I played tons of sports as a kid. Soccer, swimming, golf, tennis, ice skating, and basketball of course. I loved being on a team, being coached, and competing. I liked every sport I played, even if it just wasn’t my thing. Through trying all these sports, basketball is the only one that really captured me. Maybe it’s because my height was so valued, maybe it’s because my dad was the coach, maybe it’s because there weren’t 6 AM practices like swimming (yet) or because I didn’t have to be outside in the heat all day. Even though it’s hard to pinpoint exactly why I continued to play, there have been steps along this journey that have kept me in love with the game and constantly reminded me why I play.
My dad played basketball growing up, and I knew I was tall so I figured I’d try it. I joined the YMCA league, where I wore sweatbands, glittery headbands, and running shoes. I don’t remember much honestly: I remember one game when I made a jump shot, coming out of the game and sitting on the floor because we didn’t have a bench, my coach coming over and telling me what a great shot it was. I remember practicing at Buck Recreation Center and playing games there. I remember eventually outgrowing that team and playing on a Gold Crown team, which is the first time my dad was the coach. Our record was 2-11, but as always, it’s the experience that matters.
Regardless of our record, this was the first time I really committed to basketball. I loved playing four games a day and practicing every day but Sunday. I played for my school, where my dad also coached. I started thinking about playing on a club team, which I eventually did. My coach, Nick Graham, pushed me harder than anybody ever did. I also felt that he believed in me more than anybody ever did. He introduced me to how much of a commitment it is to excel at something, yet also showed me the joy and reward in doing so. I would practice twice, sometimes three times a day with him, squeezing in the occasional Jamba Juice run in between practices. I would wake up early before school and go to Buck Recreation Center, the same gym where YMCA practiced, just to get shots up. Thanks, dad, for driving me all those times.
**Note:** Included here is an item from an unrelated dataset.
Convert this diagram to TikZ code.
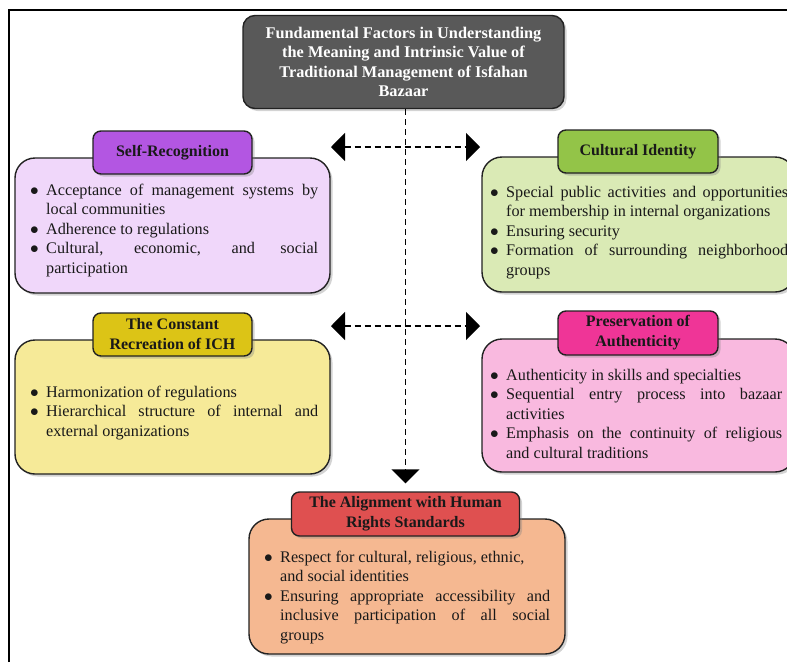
\documentclass[tikz,border=0pt]{standalone}
\usepackage{fontspec}
\setmainfont{Liberation Serif}
\usetikzlibrary{arrows.meta,shadows}
\definecolor{titlefill}{HTML}{595959}
\definecolor{srHc}{HTML}{B356E2}
\definecolor{srBc}{HTML}{F0D7FA}
\definecolor{ciHc}{HTML}{93C448}
\definecolor{ciBc}{HTML}{DAEAB5}
\definecolor{crHc}{HTML}{DCC416}
\definecolor{crBc}{HTML}{F6EA98}
\definecolor{paHc}{HTML}{EF3597}
\definecolor{paBc}{HTML}{F9B9DF}
\definecolor{hrHc}{HTML}{DF5050}
\definecolor{hrBc}{HTML}{F5B891}
\definecolor{edge}{HTML}{222222}
\newcommand{\bitem}[1]{{\hangindent=16pt\hangafter=1\noindent\makebox[16pt][l]{$\bullet$}#1\par}}
\newcommand{\btext}{\fontsize{16.2}{19.6}\selectfont\hyphenpenalty=10000\exhyphenpenalty=10000}
\tikzset{
  shd/.style={drop shadow={shadow xshift=2.5pt,shadow yshift=-2.5pt,opacity=0.35}},
  bodybox/.style={draw=edge,line width=1.4pt,rounded corners=20pt,shd},
  headbox/.style={draw=edge,line width=1.4pt,rounded corners=8pt,shd,
     font=\fontsize{16}{20}\selectfont\bfseries,align=center,text=black!90},
  listtext/.style={anchor=base west,inner sep=0pt,text=black!90},
  dashline/.style={dash pattern=on 6pt off 4pt,line width=1.4pt},
  arr/.style={-{Triangle[length=14pt,width=28pt]}}
}
\begin{document}
\begin{tikzpicture}[x=1pt,y=-1pt]
\useasboundingbox (0,0) rectangle (787,662);
% frame
\draw[line width=1.2pt] (9,662) -- (9,10) -- (790,10);

% title
\node[draw=edge,line width=1.4pt,rounded corners=12pt,fill=titlefill,shd,
  minimum width=321pt,minimum height=93pt,text=white,align=center,
  font=\fontsize{16.3}{19.3}\selectfont\bfseries] (title) at (403.5,62)
  {Fundamental Factors in Understanding\\the Meaning and Intrinsic Value of\\Traditional Management of Isfahan\\Bazaar};

% bodies
\node[bodybox,fill=srBc,minimum width=315pt,minimum height=135pt] (srB) at (172.5,225.5) {};
\node[bodybox,fill=ciBc,minimum width=313pt,minimum height=135pt] (ciB) at (638.5,224.5) {};
\node[bodybox,fill=crBc,minimum width=315pt,minimum height=134pt] (crB) at (172.5,407) {};
\node[bodybox,fill=paBc,minimum width=313pt,minimum height=133pt] (paB) at (638.5,405.5) {};
\node[bodybox,fill=hrBc,minimum width=316pt,minimum height=135pt] (hrB) at (407,586.5) {};

% headers
\node[headbox,fill=srHc,minimum width=159pt,minimum height=43pt] (srH) at (172.5,152.5) {Self-Recognition};
\node[headbox,fill=ciHc,minimum width=160pt,minimum height=43pt] (ciH) at (638,151.5) {Cultural Identity};
\node[headbox,fill=crHc,minimum width=159pt,minimum height=43pt] (crH) at (172.5,334.5) {The Constant\\Recreation of ICH};
\node[headbox,fill=paHc,minimum width=160pt,minimum height=44pt] (paH) at (638,333) {Preservation of\\Authenticity};
\node[headbox,fill=hrHc,minimum width=228pt,minimum height=44pt] (hrH) at (405.5,514) {The Alignment with Human\\Rights Standards};

% list texts
\node[listtext] (srT) at (30,195) {\parbox[t]{288pt}{\btext
\bitem{Acceptance of management systems by local communities}
\bitem{Adherence to regulations}
\bitem{Cultural, economic, and social participation}}};
\node[listtext] (ciT) at (490,197) {\parbox[t]{298pt}{\btext
\bitem{Special public activities and opportunities for membership in internal organizations}
\bitem{Ensuring security}
\bitem{Formation of surrounding neighborhood groups}}};
\node[listtext] (crT) at (30,397) {\parbox[t]{288pt}{\btext
\bitem{Harmonization of regulations}
\bitem{Hierarchical structure of internal and external organizations}}};
\node[listtext] (paT) at (490,380) {\parbox[t]{292pt}{\btext
\bitem{Authenticity in skills and specialties}
\bitem{Sequential entry process into bazaar activities}
\bitem{Emphasis on the continuity of religious\linebreak and cultural traditions}}};
\node[listtext] (hrT) at (264,562) {\parbox[t]{286pt}{\btext
\bitem{Respect for cultural, religious, ethnic,\newline and social identities}
\bitem{Ensuring appropriate accessibility and\linebreak inclusive participation of all social\linebreak groups}}};

% connectors
\coordinate (l1) at (331,147);
\coordinate (r1) at (480,147);
\coordinate (l2) at (331,326);
\coordinate (r2) at (480,326);
\draw[dashline,arr,shorten >=8pt] (title.south -| hrH.north) -- (hrH.north);
\draw[dashline,{Triangle[length=14pt,width=28pt]}-{Triangle[length=14pt,width=28pt]}] (l1) -- (r1);
\draw[dashline,{Triangle[length=14pt,width=28pt]}-{Triangle[length=14pt,width=28pt]}] (l2) -- (r2);
\end{tikzpicture}
\end{document}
I still couldn’t pinpoint exactly why, but I just knew that if I didn’t play, something felt off.
High school came, and basketball took such a priority in my life. My autistic brother, Michael, also played basketball for a Unified team, which is a team for kids with special needs. I pushed myself so hard to make varsity as a freshmen, also to working equally as hard in academics and relationships. This made freshmen year hard, as I saw limited playing time and still tried to excel at everything I did. Morning practices never got easier, proving myself to seniors on varsity never got easier, finding the balance in my life never got easier.
Freshmen year came and went, and I continued on to sophomore year. Challenging myself athletically and academically, I found more of my passions, basketball still being one of them. Early practices followed by late nights resulted in decreased time at home, but somehow my relationships with my family still grew. Michael started connecting with me through basketball, asking me about my teammates, and actually becoming interested in my games and practices. I
think he was happier about Valor winning a state championship than I was. Junior and senior year were similar stories, except for he only became more and more interested in my basketball life while I became more interested in his. Hours and hours at school and in the gym can still be hard, but seeing Michael’s amusement of my schedule make them much better.
Although I still definitely value athletics and academics and continue to challenge myself in them, there are definitely things I value more, one being my relationship with my brother. Even though I’m younger, I want Michael to be able to look up to me and to know that I value him in my life and that I don’t want anything to replace our connection. Throughout maturing, I’ve grown to see that basketball has not only improved my relationship with Michael, but also qualities in myself that carry over to every aspect of my life. My hope is that Michael picks up on these qualities and sees them as admirable, so that I can live as a role model for him in light of something he also loves: basketball. Ultimately, this is why I play.
Basketball teaches an unparalleled work ethic. All-nighters, morning practices, late nights of homework, multitudes of practices, and endurance through games are hard work. Through the years and years of my basketball career, I hope that Michael has seen my work ethic on and off the court, seeing me strive for excellence in a joyful way. Basketball has also taught me the value of caring for others and of accountability. It’s not always easy to own up to mistakes and hold yourself accountable for every action on the court, every test score, or every relationship. Nevertheless, I do this because I want Michael to see the importance and benefits in doing so. I’ve acquired a competitive nature, not only one that has taught me to never settle for mediocrity, but also one that teaches humility in defeat. It teaches me to never slack on a play, never shirk on a responsibility, and to never let a quarter, moment, or experience slip away. If the thrill you get from hitting a buzzer beater or the reward of winning a challenging, physical game aren’t enough reasons why basketball is the best sport, these lessons surely are. I play not only because of the surface level benefits, but also because of the admirable and valuable characteristics developed from it. I play because I want Michael to see these characteristics and someday acquire them, to see what joy comes from doing something you love, and how important it is to live life purposefully, incorporating your passions and values into every aspect.